• _DO THIS_
Work out how many lines include "full" and answer with that number only.

• _PROVIDED ENTRIES_
****************
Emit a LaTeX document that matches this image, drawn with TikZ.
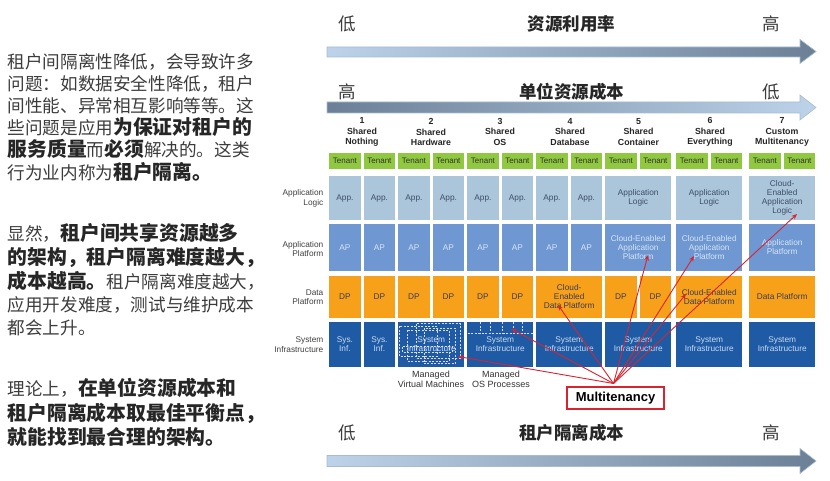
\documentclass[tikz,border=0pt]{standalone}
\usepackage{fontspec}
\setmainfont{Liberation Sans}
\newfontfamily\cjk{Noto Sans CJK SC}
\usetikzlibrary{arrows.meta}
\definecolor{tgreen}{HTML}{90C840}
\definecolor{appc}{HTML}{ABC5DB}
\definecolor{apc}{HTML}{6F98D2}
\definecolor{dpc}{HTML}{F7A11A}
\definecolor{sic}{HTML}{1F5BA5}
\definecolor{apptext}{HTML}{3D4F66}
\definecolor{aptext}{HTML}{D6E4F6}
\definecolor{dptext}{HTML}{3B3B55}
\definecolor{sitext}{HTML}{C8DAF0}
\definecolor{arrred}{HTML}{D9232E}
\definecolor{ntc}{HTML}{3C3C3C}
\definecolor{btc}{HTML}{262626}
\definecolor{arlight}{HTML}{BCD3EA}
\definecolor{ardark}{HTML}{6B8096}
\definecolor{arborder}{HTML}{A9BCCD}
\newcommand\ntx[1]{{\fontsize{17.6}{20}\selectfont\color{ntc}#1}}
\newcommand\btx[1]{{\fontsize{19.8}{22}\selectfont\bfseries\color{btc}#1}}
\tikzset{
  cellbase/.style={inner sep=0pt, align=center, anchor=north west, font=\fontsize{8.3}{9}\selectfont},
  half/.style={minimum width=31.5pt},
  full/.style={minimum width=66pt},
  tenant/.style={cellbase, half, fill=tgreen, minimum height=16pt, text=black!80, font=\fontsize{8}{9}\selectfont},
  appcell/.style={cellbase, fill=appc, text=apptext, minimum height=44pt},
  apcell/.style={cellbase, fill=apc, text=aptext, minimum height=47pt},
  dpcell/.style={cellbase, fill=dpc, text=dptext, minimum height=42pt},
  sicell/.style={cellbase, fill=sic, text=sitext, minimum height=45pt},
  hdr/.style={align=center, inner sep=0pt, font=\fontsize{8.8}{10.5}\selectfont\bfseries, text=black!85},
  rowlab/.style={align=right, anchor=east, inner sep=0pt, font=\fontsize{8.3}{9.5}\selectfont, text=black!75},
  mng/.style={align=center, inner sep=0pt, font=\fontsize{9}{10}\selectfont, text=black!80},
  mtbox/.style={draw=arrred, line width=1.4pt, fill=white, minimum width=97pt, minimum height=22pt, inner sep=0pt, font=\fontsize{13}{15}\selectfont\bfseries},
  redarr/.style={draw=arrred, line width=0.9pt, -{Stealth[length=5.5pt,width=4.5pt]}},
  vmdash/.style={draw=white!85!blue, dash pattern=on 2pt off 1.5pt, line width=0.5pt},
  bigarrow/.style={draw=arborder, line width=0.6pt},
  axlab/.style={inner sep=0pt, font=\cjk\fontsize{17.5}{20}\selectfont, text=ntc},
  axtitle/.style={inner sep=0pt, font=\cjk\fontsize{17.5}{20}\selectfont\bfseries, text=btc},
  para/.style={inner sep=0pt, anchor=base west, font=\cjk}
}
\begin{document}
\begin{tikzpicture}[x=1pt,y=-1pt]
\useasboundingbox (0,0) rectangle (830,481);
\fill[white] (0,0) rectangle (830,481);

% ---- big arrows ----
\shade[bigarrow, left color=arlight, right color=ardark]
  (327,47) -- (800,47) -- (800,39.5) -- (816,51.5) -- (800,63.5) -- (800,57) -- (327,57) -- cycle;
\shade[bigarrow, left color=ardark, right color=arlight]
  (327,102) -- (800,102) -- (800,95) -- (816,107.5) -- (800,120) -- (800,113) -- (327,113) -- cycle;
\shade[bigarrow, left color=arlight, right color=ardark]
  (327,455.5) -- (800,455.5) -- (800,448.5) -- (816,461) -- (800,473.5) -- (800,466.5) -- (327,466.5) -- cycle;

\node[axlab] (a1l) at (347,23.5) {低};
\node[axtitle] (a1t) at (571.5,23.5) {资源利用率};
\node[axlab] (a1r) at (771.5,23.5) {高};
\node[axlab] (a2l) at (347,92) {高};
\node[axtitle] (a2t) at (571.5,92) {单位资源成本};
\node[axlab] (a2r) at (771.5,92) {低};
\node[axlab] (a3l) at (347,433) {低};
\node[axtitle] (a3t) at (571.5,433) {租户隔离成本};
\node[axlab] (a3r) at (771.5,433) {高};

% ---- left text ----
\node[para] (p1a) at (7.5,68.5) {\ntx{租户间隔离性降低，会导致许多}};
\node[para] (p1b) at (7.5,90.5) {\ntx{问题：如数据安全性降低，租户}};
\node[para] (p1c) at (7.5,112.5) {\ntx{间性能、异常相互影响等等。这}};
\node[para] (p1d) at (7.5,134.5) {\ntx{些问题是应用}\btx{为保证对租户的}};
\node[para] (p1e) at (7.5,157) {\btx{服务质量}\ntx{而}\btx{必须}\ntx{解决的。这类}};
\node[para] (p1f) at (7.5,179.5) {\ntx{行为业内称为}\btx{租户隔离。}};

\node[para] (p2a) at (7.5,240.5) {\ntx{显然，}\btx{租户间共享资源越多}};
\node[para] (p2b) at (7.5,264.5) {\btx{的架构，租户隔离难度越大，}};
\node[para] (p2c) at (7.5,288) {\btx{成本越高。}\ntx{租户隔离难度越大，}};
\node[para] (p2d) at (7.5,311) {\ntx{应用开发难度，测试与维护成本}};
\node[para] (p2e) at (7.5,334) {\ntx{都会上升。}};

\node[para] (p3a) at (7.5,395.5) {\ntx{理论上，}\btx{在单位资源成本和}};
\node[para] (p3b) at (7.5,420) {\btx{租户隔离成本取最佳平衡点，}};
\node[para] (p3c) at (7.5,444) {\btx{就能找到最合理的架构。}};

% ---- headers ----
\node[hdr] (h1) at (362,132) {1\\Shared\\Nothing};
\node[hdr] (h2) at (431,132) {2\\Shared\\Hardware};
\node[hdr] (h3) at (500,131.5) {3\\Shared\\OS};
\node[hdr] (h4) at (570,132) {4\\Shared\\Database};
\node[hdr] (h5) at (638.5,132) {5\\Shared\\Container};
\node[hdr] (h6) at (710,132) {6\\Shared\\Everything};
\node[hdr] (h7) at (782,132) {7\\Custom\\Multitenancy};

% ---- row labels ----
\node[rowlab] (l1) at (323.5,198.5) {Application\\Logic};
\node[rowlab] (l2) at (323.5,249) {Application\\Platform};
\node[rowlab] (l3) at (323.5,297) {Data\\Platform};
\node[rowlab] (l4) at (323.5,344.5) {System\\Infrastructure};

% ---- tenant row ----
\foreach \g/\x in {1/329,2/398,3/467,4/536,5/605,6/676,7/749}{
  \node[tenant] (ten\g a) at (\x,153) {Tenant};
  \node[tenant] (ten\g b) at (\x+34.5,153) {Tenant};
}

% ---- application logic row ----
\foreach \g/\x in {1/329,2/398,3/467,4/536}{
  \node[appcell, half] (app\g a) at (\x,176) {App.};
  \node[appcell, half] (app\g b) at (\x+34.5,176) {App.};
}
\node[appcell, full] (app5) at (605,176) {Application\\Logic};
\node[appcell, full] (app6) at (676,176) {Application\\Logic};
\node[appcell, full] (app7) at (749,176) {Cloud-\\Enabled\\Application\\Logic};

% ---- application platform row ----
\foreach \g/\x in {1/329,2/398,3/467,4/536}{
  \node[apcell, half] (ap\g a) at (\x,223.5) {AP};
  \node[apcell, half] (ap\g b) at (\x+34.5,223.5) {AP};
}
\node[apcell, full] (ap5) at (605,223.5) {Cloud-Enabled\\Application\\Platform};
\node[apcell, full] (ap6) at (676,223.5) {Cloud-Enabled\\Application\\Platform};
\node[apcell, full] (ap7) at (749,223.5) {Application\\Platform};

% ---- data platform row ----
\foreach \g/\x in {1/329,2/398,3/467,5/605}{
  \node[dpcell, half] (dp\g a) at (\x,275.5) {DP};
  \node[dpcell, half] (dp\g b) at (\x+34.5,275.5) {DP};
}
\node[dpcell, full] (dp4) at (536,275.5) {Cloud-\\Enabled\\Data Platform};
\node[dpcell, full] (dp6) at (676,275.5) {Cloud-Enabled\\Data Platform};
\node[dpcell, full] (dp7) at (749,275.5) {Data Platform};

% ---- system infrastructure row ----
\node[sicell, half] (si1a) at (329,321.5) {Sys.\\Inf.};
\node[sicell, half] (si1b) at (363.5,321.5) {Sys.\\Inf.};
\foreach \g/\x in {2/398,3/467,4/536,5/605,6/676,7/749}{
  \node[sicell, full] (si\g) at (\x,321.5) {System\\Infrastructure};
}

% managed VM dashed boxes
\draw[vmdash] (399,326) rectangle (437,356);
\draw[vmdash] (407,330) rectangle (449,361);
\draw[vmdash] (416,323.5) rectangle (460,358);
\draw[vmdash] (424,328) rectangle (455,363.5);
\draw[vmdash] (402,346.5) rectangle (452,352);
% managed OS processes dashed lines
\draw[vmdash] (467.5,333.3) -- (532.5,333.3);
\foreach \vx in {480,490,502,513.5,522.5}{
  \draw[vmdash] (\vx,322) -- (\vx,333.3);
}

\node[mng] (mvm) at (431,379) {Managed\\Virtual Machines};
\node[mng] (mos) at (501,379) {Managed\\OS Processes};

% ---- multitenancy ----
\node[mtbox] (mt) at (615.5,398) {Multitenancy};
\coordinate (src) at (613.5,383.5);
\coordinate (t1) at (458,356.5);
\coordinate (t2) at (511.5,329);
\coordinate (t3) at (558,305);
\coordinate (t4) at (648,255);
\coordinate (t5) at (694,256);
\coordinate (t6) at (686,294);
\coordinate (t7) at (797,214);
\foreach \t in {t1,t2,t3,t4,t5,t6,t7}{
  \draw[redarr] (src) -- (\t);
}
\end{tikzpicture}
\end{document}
****************
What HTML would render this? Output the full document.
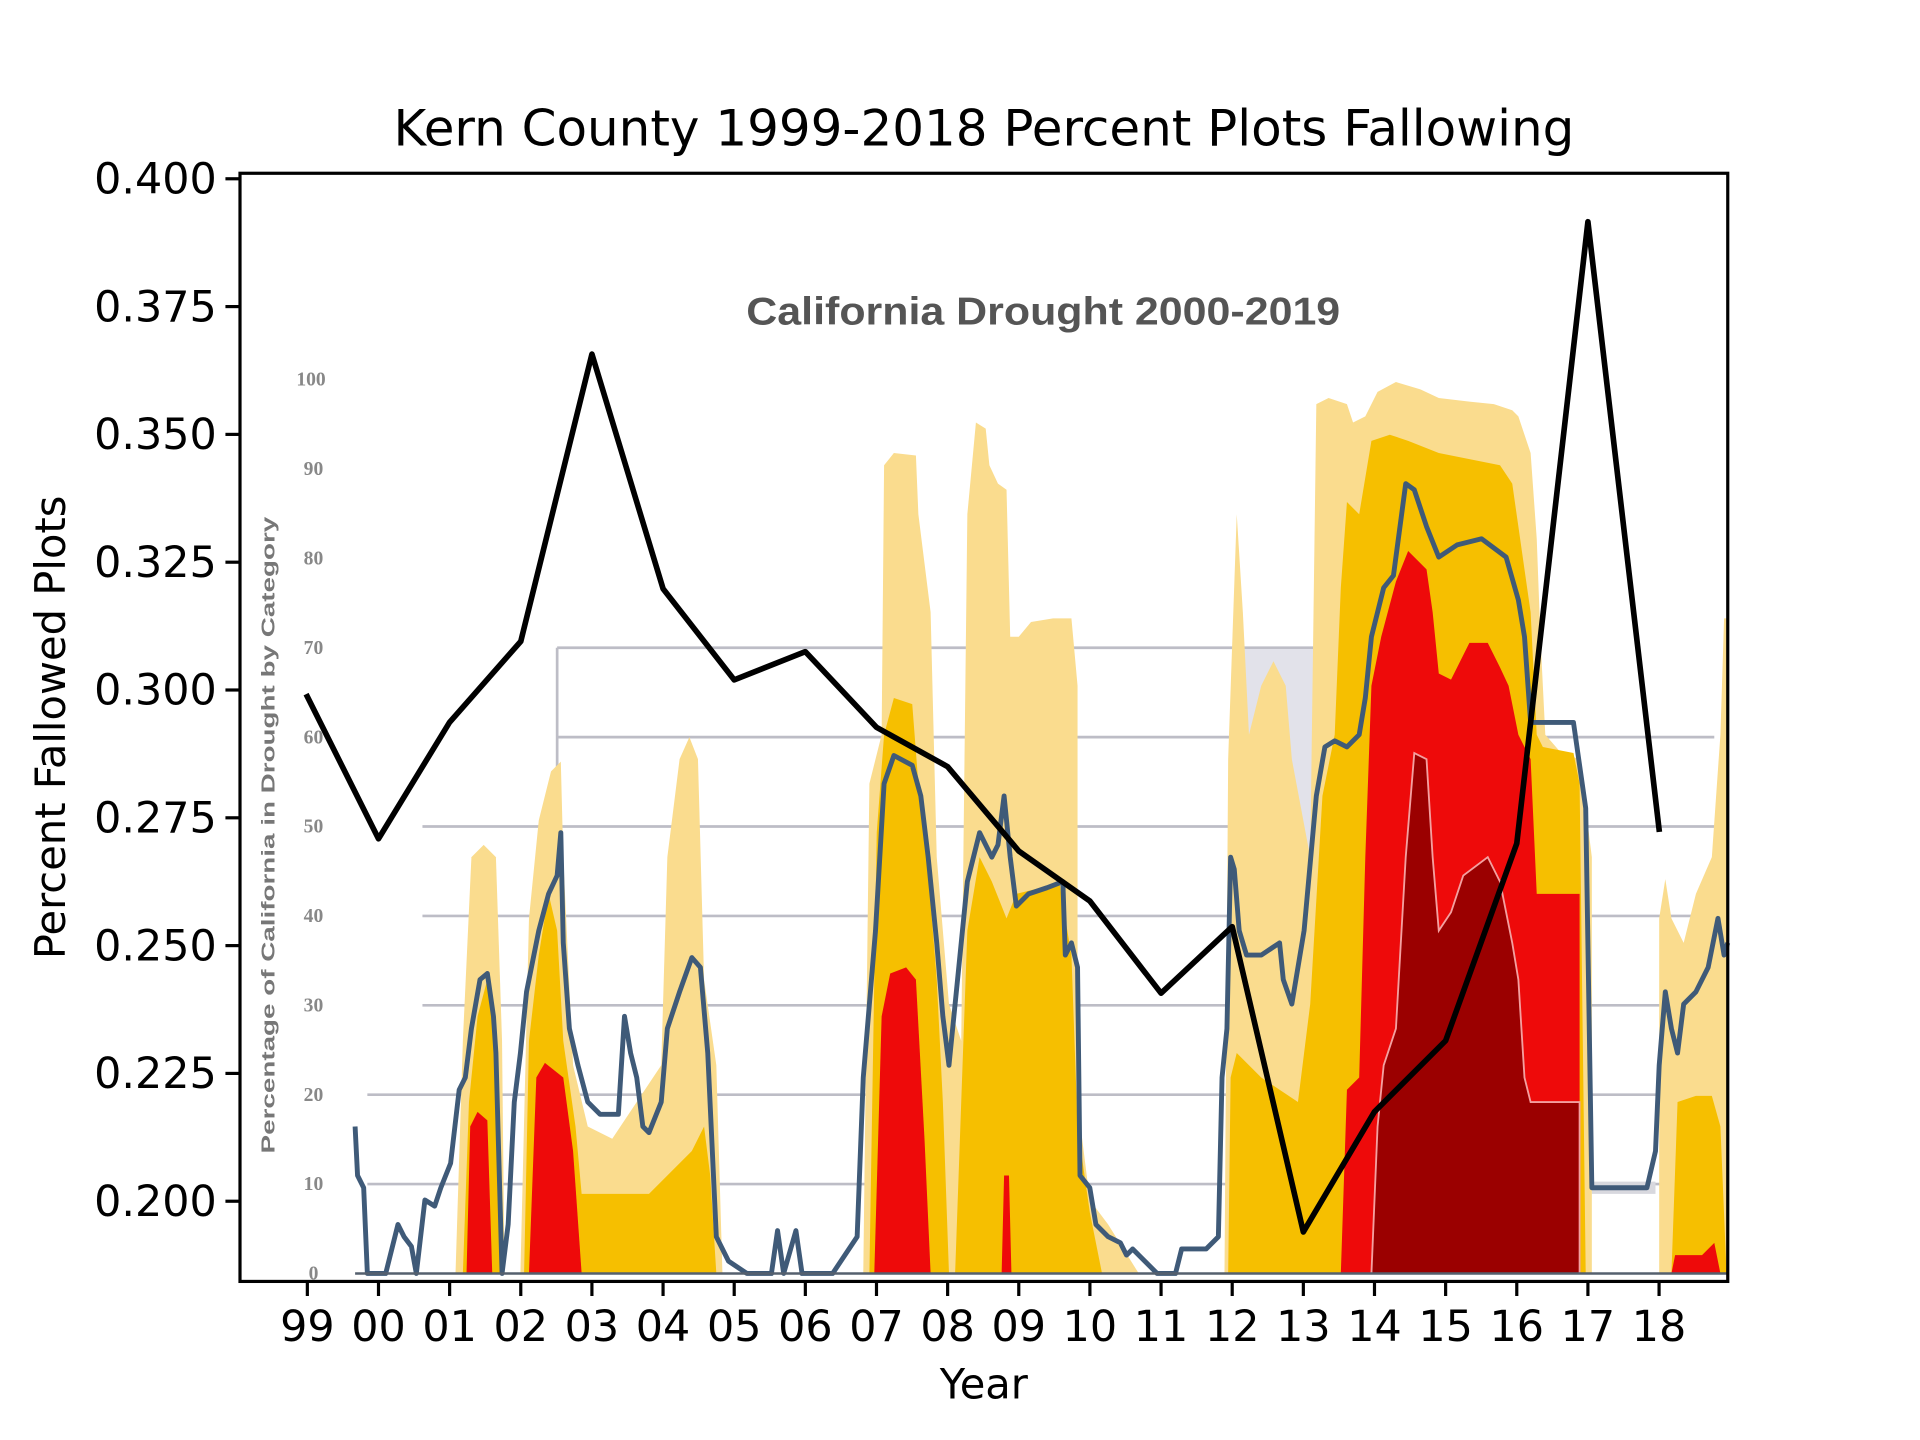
****************
• _WORKED SOLUTION_
12